Veja em: http://contextopolitico.com/?p=13493 e http://migre.me/6f2Cn
ii) Viana incorporou também uma proposta que a princípio era positiva, mas que foi alterada na última hora e que pode estimular mais desmatamentos na Amazônia. A proposta diz que nos estados amazônicos que tiverem mais de 65% de Unidades de Conservação (UC) mais Terras Indígenas (TI) – o Amapá, por exemplo, se enquadra nessa hipótese – a RL será de 50% automaticamente. Porém, o texto não afirma que isso só vale para desmatamentos anteriores a 2008. Isso vai significar inevitavelmente mais desmatamentos na região, apesar de ser desdobramento do aumento de TIs homologadas e UCs criadas.
iii) Foi fechado um acordo durante a votação dos destaques para que a atividades de aquicultura (carcinicultura) serão tratadas como de interesse social.
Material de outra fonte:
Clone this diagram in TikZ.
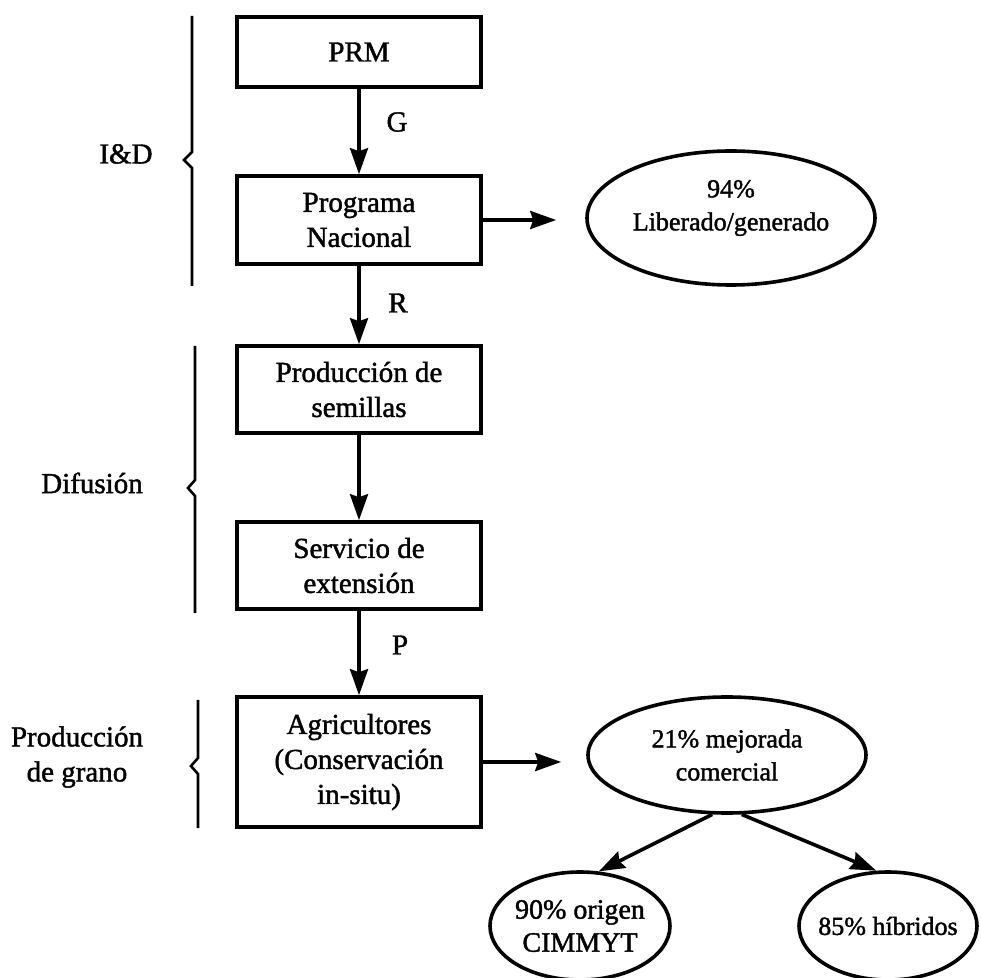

Isso vai significar não somente consolidação de ocupações ilegais em apicuns (pedaço do manguezal) ocorridas até julho de 2008, mas vai significar novos desmatamentos em manguezais e nas beiras de rios em todo Brasil para tanques de criação de peixe e de camarão.
iv) O novo conceito de topos de morro, alterando significativamente a metodologia de mensuração dessa categoria de APP, reduz em mais de 90% as áreas hoje protegidas por essas modalidades, o que acarretará não somente consolidação de ocupações ilegais, mas principalmente novos desmatamentos em todo país, principalmente no Sudeste do Brasil.
A) PONTOS POSITIVOS
i) O texto afirma que desmatamentos posteriores a julho de 2008 deverão ser obrigatoriamente embargados e integralmente recompostos com espécies nativas em no máximo cinco anos e não poderão ser beneficiados com compensação de RL ou plantio com exóticas.
ii) Incorporou a emenda da SOS Mata Atlântica (via senador Aloysio Nunes) de que nas bacias críticas (de acordo com o Conselho Nacional de Recursos Hídricos) a regularização das áreas rurais consolidadas em APP (até julho de 2008) fica condicionada ao cumprimento de metas de recomposição e conservação estabelecidas pelos Comitês de bacia hidrográfica. Trata-se de um antídoto ao veneno da anistia, pelo menos nas áreas mais críticas, onde vivem 70% da população e está concentrada a produção agropecuária e industrial do país. O problema é que essa emenda será bombardeada pelos ruralistas tanto no plenário do Senado como na Câmara, onde já há promessa de derrubada.
iii) O texto afirma que em três anos o governo federal apresentará Projetos de Lei específicos por bioma para o Cerrado, Amazônia, Pantanal, Caatinga e Pampa (a Mata Atlântica já tem). É positivo por abrir o debate sobre leis específicas por biomas, mas isso não significa que o que virá de PLs ou o que será aprovado no futuro será positivo para os respectivos biomas.